Since the elimination of national-origins quotas in 1965, the United States has been experiencing a new wave of mass immigration. The prolonged, stalemated debate that culminated in the passage of the Immigration Reform and Control Act of 1986 (IRCA) reflects a national consensus to curtail but not to halt this influx, which currently amounts to about 600,000 legal, and 100,000 to 300,000 or more illegal, immigrants each year.

IRCA's controversial sanctions on hiring undocumented workers have slowed the tide, but not reversed it. During Fiscal Year (FY) 1986, which ended just before President Reagan signed the legislation, a historic high of' 1.8 million illegal entrants were apprehended along our southern border. In FY 1988 apprehensions were down to 941,000, approximately the level at the beginning of the decade. But as Professor Wayne Cornelius of the University of California at San Diego reports, documents that establish the legal status of workers (which IRCA requires employers to obtain, but not to authenticate) can be rented on the streets of Southern California for $5 an hour. Thus the flood of illegals is likely to continue, as is the controversy over immigration.

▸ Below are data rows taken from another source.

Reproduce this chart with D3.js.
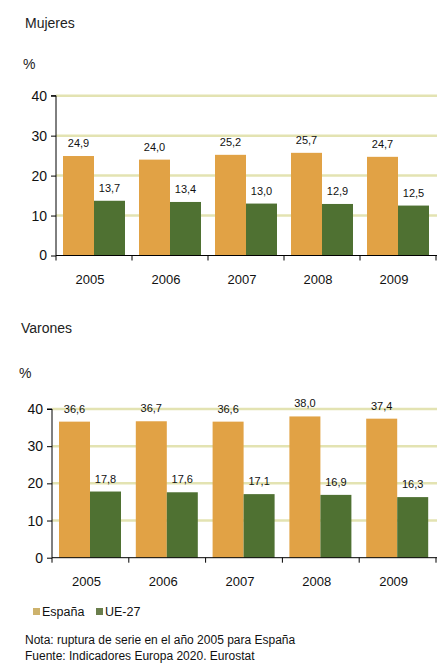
<!DOCTYPE html>
<html>
<head>
<meta charset="utf-8">
<script src="https://cdn.jsdelivr.net/npm/d3@7"></script>
<style>
  html, body { margin: 0; padding: 0; background: #ffffff; }
  svg { display: block; font-family: Arial, "Liberation Sans", sans-serif; }
</style>
</head>
<body>
<svg id="chart" width="437" height="664"></svg>
<script>
// ---- data ----
const years = ["2005", "2006", "2007", "2008", "2009"];
const seriesNames = ["España", "UE-27"];
const mujeresEspana = [24.9, 24.0, 25.2, 25.7, 24.7];
const mujeresUE = [13.7, 13.4, 13.0, 12.9, 12.5];
const varonesEspana = [36.6, 36.7, 36.6, 38.0, 37.4];
const varonesUE = [17.8, 17.6, 17.1, 16.9, 16.3];
const yTicks = [0, 10, 20, 30, 40];
const panelTitles = ["Mujeres", "Varones"];
const notes = ["Nota: ruptura de serie en el año 2005 para España",
               "Fuente: Indicadores Europa 2020. Eurostat"];

const barColors = ["#E1A245", "#4F7132"];
const legendColors = ["#CDB26C", "#6A7E4C"];
const gridColor = "#E3E3B2";

const svg = d3.select("#chart");

function fmt(v) { return v.toFixed(1).replace(".", ","); }

function panel(cfg) {
  const g = svg.append("g");
  const x = d3.scaleBand().domain(years).range([cfg.x0, 436]);
  const xs = d3.scaleBand().domain(seriesNames).range([7, 69]);
  const y = d3.scaleLinear().domain([0, 40]).range([cfg.yBottom, cfg.yTop]);

  // title and unit
  g.append("text").attr("x", cfg.titleX).attr("y", cfg.titleY)
    .attr("font-size", 14).attr("fill", "#222").text(cfg.title);
  g.append("text").attr("x", cfg.titleX - 2).attr("y", cfg.unitY)
    .attr("font-size", 14).attr("fill", "#222").text("%");

  // grid lines
  g.append("g").selectAll("line").data(yTicks.filter(d => d > 0)).join("line")
    .attr("x1", cfg.x0).attr("x2", 437)
    .attr("y1", d => y(d)).attr("y2", d => y(d))
    .attr("stroke", gridColor).attr("stroke-width", 2.5);

  // bars
  const data = years.map((yr, i) => ({ year: yr, vals: [cfg.esp[i], cfg.ue[i]] }));
  const grp = g.append("g").selectAll("g").data(data).join("g")
    .attr("transform", d => `translate(${x(d.year)},0)`);
  grp.selectAll("rect").data(d => d.vals.map((v, k) => ({ k, v }))).join("rect")
    .attr("x", d => xs(seriesNames[d.k]))
    .attr("width", xs.bandwidth())
    .attr("y", d => y(d.v))
    .attr("height", d => y(0) - y(d.v))
    .attr("fill", d => barColors[d.k]);
  grp.selectAll("text").data(d => d.vals.map((v, k) => ({ k, v }))).join("text")
    .attr("x", d => xs(seriesNames[d.k]) + xs.bandwidth() / 2)
    .attr("y", d => y(d.v) - 9)
    .attr("text-anchor", "middle")
    .attr("font-size", 11).attr("fill", "#111")
    .text(d => fmt(d.v));

  // y axis
  const ya = g.append("g").attr("transform", `translate(${cfg.x0},0)`)
    .call(d3.axisLeft(y).tickValues(yTicks).tickSize(5).tickPadding(4).tickFormat(d3.format("d")));
  ya.select(".domain").attr("stroke", "#000").attr("d", `M-5,${y(40)}H0V${y(0)}`);
  ya.selectAll(".tick line").attr("stroke", "#000");
  ya.selectAll(".tick text").attr("font-size", 14).attr("fill", "#111")
    .attr("font-family", "Arial, 'Liberation Sans', sans-serif");

  // x axis
  const xa = g.append("g").attr("transform", `translate(0,${y(0)})`)
    .call(d3.axisBottom(x).tickSize(0).tickPadding(19));
  xa.select(".domain").attr("stroke", "#000").attr("d", `M${cfg.x0},0H437`);
  xa.selectAll(".tick text").attr("font-size", 13).attr("fill", "#111")
    .attr("dx", -4)
    .attr("font-family", "Arial, 'Liberation Sans', sans-serif");
  const bounds = years.map(yr => x(yr)).concat([x.range()[1]]);
  xa.append("g").selectAll("line").data(bounds).join("line")
    .attr("x1", d => d).attr("x2", d => d).attr("y1", 0).attr("y2", 5)
    .attr("stroke", "#000");
}

panel({ title: panelTitles[0], titleX: 25, titleY: 28, unitY: 69,
        x0: 56, yTop: 95.7, yBottom: 255.5, esp: mujeresEspana, ue: mujeresUE });
panel({ title: panelTitles[1], titleX: 21, titleY: 333, unitY: 378,
        x0: 52, yTop: 409, yBottom: 557.7, esp: varonesEspana, ue: varonesUE });

// legend
const lg = svg.append("g");
const legX = [33, 96];
seriesNames.forEach((s, i) => {
  lg.append("rect").attr("x", legX[i]).attr("y", 608).attr("width", 7).attr("height", 7)
    .attr("fill", legendColors[i]);
  lg.append("text").attr("x", legX[i] + 9).attr("y", 616)
    .attr("font-size", 12.5).attr("fill", "#111").text(s);
});

// notes
svg.append("g").selectAll("text").data(notes).join("text")
  .attr("x", 25).attr("y", (d, i) => 644 + i * 15.5)
  .attr("font-size", 12).attr("fill", "#111").text(d => d);
</script>
</body>
</html>
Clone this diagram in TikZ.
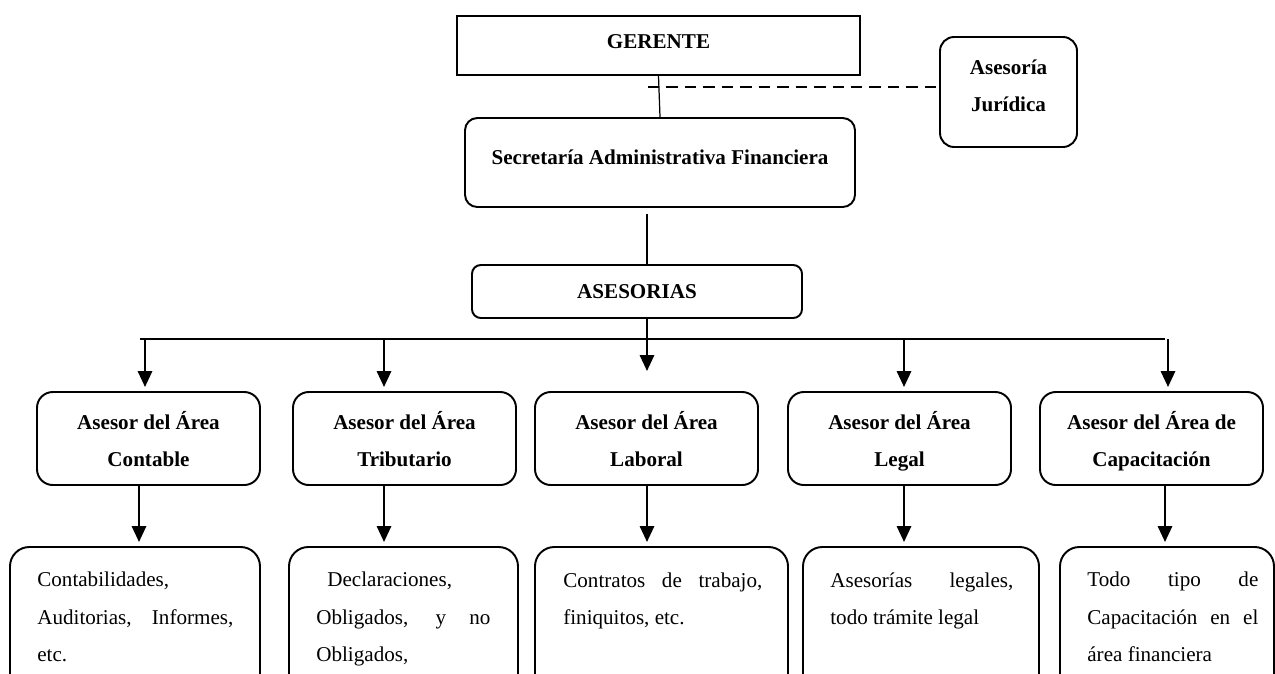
\documentclass[tikz,border=0pt]{standalone}
\usepackage{fontspec}
\setmainfont{Liberation Serif}
\usetikzlibrary{arrows.meta}

\begin{document}
\begin{tikzpicture}[
    x=0.2mm, y=-0.2mm,
    font=\fontsize{12}{21}\selectfont,
    chiefbox/.style={draw, line width=1.1pt, minimum width=80.6mm, minimum height=11.8mm, font=\fontsize{12}{21}\selectfont\bfseries, text depth=5pt},
    rbox/.style={draw, line width=1.1pt, rounded corners=8pt, align=center, font=\fontsize{12}{21}\selectfont\bfseries},
    areabox/.style={rbox, minimum width=44.6mm, minimum height=18.6mm, rounded corners=9pt, text depth=-1pt},
    taskbox/.style={draw, line width=1.1pt, rounded corners=11pt, minimum height=30.6mm},
    tasktext/.style={anchor=north west, inner sep=0pt, align=left, font=\fontsize{12}{21.3}\selectfont},
    arr/.style={-{Triangle[length=9pt,width=8pt]}, line width=1.4pt, shorten >=0.8mm},
    link/.style={line width=0.7pt},
    dashlink/.style={line width=1.5pt, dash pattern=on 6.5pt off 4pt}
]
\useasboundingbox (0,0) rectangle (1275,673);
\clip (0,0) rectangle (1275,673);

% cabeza
\node[chiefbox] (gerente) at (658.5,45.5) {GERENTE};
\node[rbox, minimum width=27.4mm, minimum height=22mm, text depth=6.8pt] (juridica) at (1008.5,92) {Asesoría\\Jurídica};
\node[rbox, minimum width=78mm, minimum height=17.8mm, rounded corners=7pt, text depth=6pt] (secretaria) at (660,162.5) {Secretaría Administrativa Financiera};
\node[rbox, minimum width=66mm, minimum height=10.6mm, rounded corners=5pt] (asesorias) at (637,291.5) {ASESORIAS};

% asesores
\node[areabox] (aContable) at (148.5,438.5) {Asesor del Área\\Contable};
\node[areabox] (aTributario) at (404.5,438.5) {Asesor del Área\\Tributario};
\node[areabox] (aLaboral) at (646.5,438.5) {Asesor del Área\\Laboral};
\node[areabox] (aLegal) at (899.5,438.5) {Asesor del Área\\Legal};
\node[areabox] (aCapacitacion) at (1151.5,438.5) {Asesor del Área de\\Capacitación};

% tareas
\node[taskbox, minimum width=50mm] (bContable) at (135,623.5) {};
\node[taskbox, minimum width=45.8mm] (bTributario) at (403.5,623.5) {};
\node[taskbox, minimum width=50.6mm] (bLaboral) at (661.5,623.5) {};
\node[taskbox, minimum width=47.2mm] (bLegal) at (921,623.5) {};
\node[taskbox, minimum width=42.8mm] (bCapacitacion) at (1167,623.5) {};

\node[tasktext] (tContable) at (37,572) {Contabilidades,\\\makebox[39.2mm][s]{Auditorias, Informes,}\\etc.};
\node[tasktext] (tTributario) at (316,572) {\hspace*{2.2mm}Declaraciones,\\\makebox[34.8mm][s]{Obligados, y no}\\Obligados,};
\node[tasktext] (tLaboral) at (563,572) {\makebox[39.8mm][s]{Contratos de trabajo,}\\finiquitos, etc.};
\node[tasktext] (tLegal) at (830,572) {\makebox[36.6mm][s]{Asesorías legales,}\\todo trámite legal};
\node[tasktext] (tCapacitacion) at (1087,572) {\makebox[34.2mm][s]{Todo tipo de}\\\makebox[34.2mm][s]{Capacitación en el}\\área financiera};

% lineas
\coordinate (jdash) at (648,87);
\coordinate (jmid) at (647,339);
\coordinate (busL) at (140,339);
\coordinate (busR) at (1165,339);
\coordinate (j1) at (145,339);
\coordinate (j2) at (384,339);
\coordinate (j4) at (904,339);
\coordinate (j5) at (1168,339);
\coordinate (k1) at (139,515);
\coordinate (k2) at (384,515);
\coordinate (k3) at (647,515);
\coordinate (k4) at (904,515);
\coordinate (k5) at (1165,515);

\draw[link] (gerente.south) -- (secretaria.north);
\draw[dashlink] (jdash) -- (jdash -| juridica.west);
\draw[link, line width=0.8pt, shorten <=1.2mm] (jmid |- secretaria.south) -- (jmid |- asesorias.north);
\draw[line width=1.4pt] (busL) -- (busR);
\draw[arr, shorten >=4mm] (jmid |- asesorias.south) -- (jmid |- aLaboral.north);
\draw[arr] (j1) -- (j1 |- aContable.north);
\draw[arr] (j2) -- (j2 |- aTributario.north);
\draw[arr] (j4) -- (j4 |- aLegal.north);
\draw[arr] (j5) -- (j5 |- aCapacitacion.north);

\draw[arr] (k1 |- aContable.south) -- (k1 |- bContable.north);
\draw[arr] (k2 |- aTributario.south) -- (k2 |- bTributario.north);
\draw[arr] (k3 |- aLaboral.south) -- (k3 |- bLaboral.north);
\draw[arr] (k4 |- aLegal.south) -- (k4 |- bLegal.north);
\draw[arr] (k5 |- aCapacitacion.south) -- (k5 |- bCapacitacion.north);
\end{tikzpicture}
\end{document}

Today's immigration levels rival those of the decade 1901-1910, when a record 8.8 million newcomers entered the United States. Not surprisingly, comparisons of the two periods figure prominently in the ongoing debate. Proponents argue -- or at least assume -- that we absorbed huge numbers before and can do so again. Restrictionists counter that we now lack the consensus on basic values that once facilitated the assimilation of immigrants into the American mainstream. Others contrast the diversity of immigrant groups arriving at the turn of the century with the preponderance of Hispanics and Asians among those arriving today. Of these two groups, Hispanics have aroused more anxiety, which is undoubtedly attributable to the much greater number of Hispanics already living here and to their overwhelming presence among illegal immigrants. In any event, recently successful state referenda designating English the official language reflect concerns about our ability to assimilate large numbers of Spanish speakers.

A different set of questions has arisen with regard to the economy. Many people fear that immigrants are either taking the jobs or depressing the wages of American workers. Others argue that today's high-tech economy cannot‹or in a competitive world market, should not‹absorb as many unskilled workers as the labor-intensive U.S. economy of years past.

Preoccupied with such sociocultural and economic questions, many have ignored another important difference between today's immigration and that at the turn of the century -- the political context. Two broad developments are critical: the decline of local party organizations that once helped socialize immigrants into the political process, and the transformation of American politics wrought by post-1960s notions of individual and group rights.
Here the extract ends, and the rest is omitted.